There is evidence that the reduction in private tech sector jobs, from marketing to client management and programming, is pushing the country’s young people back towards job security in the state sector.
At Tsinghua University, one of the most prestigious universities in China, nearly 70 per cent of students graduating last summer took a job in government agencies, publicly-funded institutions or state-owned enterprises, according to a report released by the school in January.
Given the worsening situation, it is little surprise that some critical voices of Beijing’s tough line have emerged.
In a widely circulated note by the “Luwei Investment Research” on Chinese social media platform WeChat, the author said Beijing’s “irrational expansion of capital” concept is “fake” because “capital will always calculate cost and returns, but power always tends to expand”. As such, tech companies have had little alternative but to shed jobs and cut costs in the face of state pressure.
Concerns about the unemployment situation are visible in the government’s latest work report, in which the word “employment” is mentioned over 30 times. As an accompanying target to GDP growth of 5.5 per cent, the government said it would keep the official jobless rate, which always hovers in a narrow range from 4.9 to 6.2 per cent, below 5.5 per cent.
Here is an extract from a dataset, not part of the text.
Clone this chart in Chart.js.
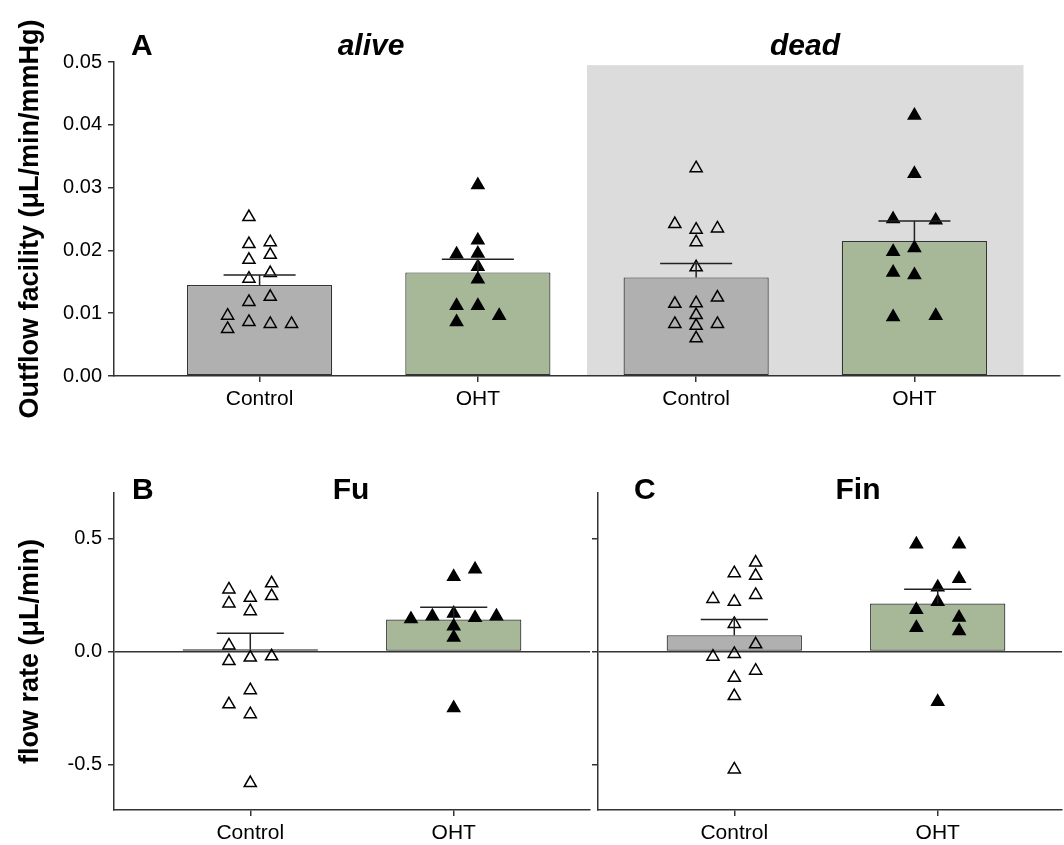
<!DOCTYPE html>
<html>
<head>
<meta charset="utf-8">
<script src="https://cdn.jsdelivr.net/npm/chart.js@4.4.1/dist/chart.umd.min.js"></script>
<style>
  html, body { margin: 0; padding: 0; background: #ffffff; overflow: hidden; }
  #wrap { position: relative; width: 1064px; height: 845px; }
  canvas { position: absolute; }
  .lbl { position: absolute; font-family: 'Liberation Sans', Arial, sans-serif; font-weight: bold;
         font-size: 30px; line-height: 30px; color: #000; white-space: nowrap; }
  .ctr { text-align: center; width: 200px; }
  .it { font-style: italic; }
</style>
</head>
<body>
<div id="wrap">
  <canvas id="cA" width="1064" height="430" style="left:0;top:0;width:1064px;height:430px"></canvas>
  <canvas id="cB" width="592" height="405" style="left:0;top:440px;width:592px;height:405px"></canvas>
  <canvas id="cC" width="524" height="405" style="left:540px;top:440px;width:524px;height:405px"></canvas>
  <div class="lbl" style="left:131px;top:30px">A</div>
  <div class="lbl ctr it" style="left:271px;top:30px">alive</div>
  <div class="lbl ctr it" style="left:705px;top:30px">dead</div>
  <div class="lbl" style="left:132px;top:474px">B</div>
  <div class="lbl ctr" style="left:251px;top:474px">Fu</div>
  <div class="lbl" style="left:634px;top:474px">C</div>
  <div class="lbl ctr" style="left:758px;top:474px">Fin</div>
</div>
<script>
// ---------------- DATA ----------------
const categoriesA = ['Control', 'OHT', 'Control', 'OHT'];
const conditionsA = ['alive', 'dead'];
const categoriesBC = ['Control', 'OHT'];
const ticksA = [0, 0.01, 0.02, 0.03, 0.04, 0.05];
const ticksBC = [-0.5, 0, 0.5];

// Panel A: outflow facility (µL/min/mmHg)
const meanA = [0.0145, 0.0165, 0.0157, 0.0215];
const semA  = [0.0016, 0.0021, 0.0022, 0.0032];
const aliveControl     = [0.0253, 0.0210, 0.0213, 0.0185, 0.0193, 0.0155, 0.0164, 0.0118, 0.0126, 0.0096, 0.0075, 0.0086, 0.0083, 0.0083];
const aliveControlSlot = [-0.5, -0.5, 0.5, -0.5, 0.5, -0.5, 0.5, -0.5, 0.5, -1.5, -1.5, -0.5, 0.5, 1.5];
const aliveOHT         = [0.0304, 0.0216, 0.0194, 0.0195, 0.0174, 0.0154, 0.0112, 0.0112, 0.0096, 0.0086];
const aliveOHTSlot     = [0, 0, -1, 0, 0, 0, -1, 0, 1, -1];
const deadControl      = [0.0331, 0.0242, 0.0235, 0.0233, 0.0213, 0.0173, 0.0115, 0.0116, 0.0125, 0.0097, 0.0083, 0.0083, 0.0080, 0.0060];
const deadControlSlot  = [0, -1, 1, 0, 0, 0, -1, 0, 1, 0, -1, 1, 0, 0];
const deadOHT          = [0.0415, 0.0322, 0.0250, 0.0248, 0.0198, 0.0204, 0.0165, 0.0161, 0.0094, 0.0096];
const deadOHTSlot      = [0, 0, -1, 1, -1, 0, -1, 0, -1, 1];

// Panel B: Fu flow rate (µL/min)
const meanB = [0.010, 0.141];
const semB  = [0.071, 0.054];
const fuControl     = [0.301, 0.274, 0.245, 0.237, 0.212, 0.178, 0.027, -0.042, -0.027, -0.021, -0.171, -0.233, -0.277, -0.581];
const fuControlSlot = [1, -1, 1, 0, -1, 0, -1, -1, 0, 1, 0, -1, 0, 0];
const fuOHT         = [0.363, 0.330, 0.143, 0.156, 0.168, 0.149, 0.156, 0.112, 0.062, -0.250];
const fuOHTSlot     = [1, 0, -2, -1, 0, 1, 2, 0, 0, 0];

// Panel C: Fin flow rate (µL/min)
const meanC = [0.072, 0.212];
const semC  = [0.069, 0.063];
const finControl     = [0.393, 0.346, 0.334, 0.232, 0.220, 0.250, 0.122, 0.032, -0.023, -0.011, -0.085, -0.116, -0.197, -0.521];
const finControlSlot = [1, 0, 1, -1, 0, 1, 0, 1, -1, 0, 1, 0, 0, 0];
const finOHT         = [0.474, 0.474, 0.321, 0.284, 0.184, 0.220, 0.105, 0.150, 0.091, -0.222];
const finOHTSlot     = [-1, 1, 1, 0, -1, 0, -1, 1, 1, 0];

// ---------------- STYLE ----------------
const FONT = "'Liberation Sans', Arial, Helvetica, sans-serif";
const GRAY = '#b0b0b0', GREEN = '#a6b897', SHADE = '#dcdcdc', INK = '#222222';

const errorBars = {
  id: 'errorBars',
  afterDatasetsDraw(chart, args, o) {
    const { ctx, scales: { x, y } } = chart;
    ctx.save();
    ctx.strokeStyle = INK; ctx.lineWidth = 1.5;
    o.means.forEach((m, i) => {
      const px = x.getPixelForValue(i);
      const half = x.getPixelForValue(i + o.cap / 2) - px;
      const y0 = y.getPixelForValue(m), y1 = y.getPixelForValue(m + o.sems[i]);
      ctx.beginPath();
      ctx.moveTo(px, y0); ctx.lineTo(px, y1);
      ctx.moveTo(px - half, y1); ctx.lineTo(px + half, y1);
      ctx.stroke();
    });
    ctx.restore();
  }
};

const shade = {
  id: 'shade',
  beforeDraw(chart, args, o) {
    if (!o || !o.on) return;
    const { ctx, scales: { x, y } } = chart;
    const x0 = x.getPixelForValue(o.from), x1 = x.getPixelForValue(o.to);
    const yt = y.getPixelForValue(o.top), yb = y.getPixelForValue(0);
    ctx.save(); ctx.fillStyle = SHADE; ctx.fillRect(x0, yt, x1 - x0, yb - yt); ctx.restore();
  }
};

function pointSet(values, slots, center, slotW, filled) {
  return {
    type: 'scatter',
    data: values.map((v, k) => ({ x: center + slots[k] * slotW, y: v })),
    pointStyle: 'triangle',
    pointRadius: 7,
    borderWidth: 1.5,
    borderColor: '#000',
    backgroundColor: filled ? '#000' : 'rgba(0,0,0,0)',
    order: 1
  };
}

function makeChart(id, cfg) {
  const tickFont = { family: FONT, size: 20 };
  return new Chart(document.getElementById(id), {
    type: 'bar',
    data: {
      datasets: [
        {
          type: 'bar',
          data: cfg.means.map((m, i) => ({ x: i, y: m })),
          backgroundColor: cfg.means.map((m, i) => cfg.cats[i] === 'Control' ? GRAY : GREEN),
          borderColor: '#333',
          borderWidth: 1.2,
          borderSkipped: false,
          barPercentage: 0.665,
          categoryPercentage: 1,
          order: 2
        },
        ...cfg.points
      ]
    },
    options: {
      responsive: false,
      animation: false,
      events: [],
      devicePixelRatio: 1,
      layout: { padding: cfg.padding, autoPadding: false },
      plugins: {
        legend: { display: false },
        tooltip: { enabled: false },
        errorBars: { means: cfg.means, sems: cfg.sems, cap: 0.33 },
        shade: cfg.shade || { on: false }
      },
      scales: {
        x: {
          type: 'linear',
          offset: false,
          min: cfg.xmin, max: cfg.xmax,
          afterBuildTicks: s => { s.ticks = cfg.cats.map((c, i) => ({ value: i })); },
          afterFit: s => { s.height = cfg.xh; s.paddingLeft = 0; s.paddingRight = 0; },
          grid: { offset: false, drawOnChartArea: false, drawTicks: true, tickLength: 6, tickColor: '#333', lineWidth: 1.5 },
          border: { display: true, color: '#333', width: 1.5 },
          ticks: { color: '#000', font: { family: FONT, size: 21 }, padding: 5, autoSkip: false, maxRotation: 0,
                   callback: v => cfg.cats[Math.round(v)] }
        },
        y: {
          min: cfg.ymin, max: cfg.ymax,
          afterBuildTicks: s => { s.ticks = cfg.yt.map(v => ({ value: v })); },
          afterFit: s => { s.width = cfg.yw; },
          grid: {
            drawOnChartArea: !!cfg.zeroLine,
            color: c => (cfg.zeroLine && c.tick && c.tick.value === 0) ? '#333' : 'rgba(0,0,0,0)',
            lineWidth: 1.5, tickLength: 6, tickColor: '#333'
          },
          border: { display: true, color: '#333', width: 1.5 },
          ticks: { color: '#000', font: tickFont, padding: 6,
                   callback: v => cfg.ylabels ? v.toFixed(cfg.dec) : '' },
          title: cfg.ytitle ? { display: true, text: cfg.ytitle, color: '#000',
                   font: { family: FONT, size: 27, weight: 'bold' }, padding: { top: 14, bottom: 0 } } : { display: false }
        }
      }
    },
    plugins: [errorBars, shade]
  });
}

const slotA = 0.0976, slotBC = 0.105;
makeChart('cA', {
  cats: categoriesA, means: meanA, sems: semA,
  points: [
    pointSet(aliveControl, aliveControlSlot, 0, slotA, false),
    pointSet(aliveOHT, aliveOHTSlot, 1, slotA, true),
    pointSet(deadControl, deadControlSlot, 2, slotA, false),
    pointSet(deadOHT, deadOHTSlot, 3, slotA, true)
  ],
  xmin: -0.667, xmax: 3.667, ymin: 0, ymax: 0.05, yt: ticksA, dec: 2, ylabels: true,
  ytitle: 'Outflow facility (μL/min/mmHg)',
  padding: { top: 62, right: 4, left: 0, bottom: 0 }, xh: 54, yw: 114,
  shade: { on: true, from: 1.5, to: 3.5, top: 0.0495 }
});
makeChart('cB', {
  cats: categoriesBC, means: meanB, sems: semB,
  points: [
    pointSet(fuControl, fuControlSlot, 0, slotBC, false),
    pointSet(fuOHT, fuOHTSlot, 1, slotBC, true)
  ],
  xmin: -0.67, xmax: 1.67, ymin: -0.7, ymax: 0.7, yt: ticksBC, dec: 1, ylabels: true, zeroLine: true,
  ytitle: 'flow rate (μL/min)',
  padding: { top: 53, right: 2, left: 0, bottom: 0 }, xh: 35, yw: 114
});
makeChart('cC', {
  cats: categoriesBC, means: meanC, sems: semC,
  points: [
    pointSet(finControl, finControlSlot, 0, slotBC, false),
    pointSet(finOHT, finOHTSlot, 1, slotBC, true)
  ],
  xmin: -0.67, xmax: 1.611, ymin: -0.7, ymax: 0.7, yt: ticksBC, dec: 1, ylabels: false, zeroLine: true,
  padding: { top: 53, right: 2, left: 0, bottom: 0 }, xh: 35, yw: 58
});
</script>
</body>
</html>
The Chinese government also issued a statement this week saying that the country still views economic growth as a priority and will take measures to help the capital market, which helped the Hang Seng Tech Index to gain a record 22 per cent.
But confidence remains weak on the ground.
Julia Feng, a 23-year-old accounting student who is set to graduate this June, said although she has dreamed about working at a tech company in a top-tier city, while being immersed in the “vibrant culture” of internet and social media companies, she now sees a job with a state-level authority as the best choice given the added sense of security.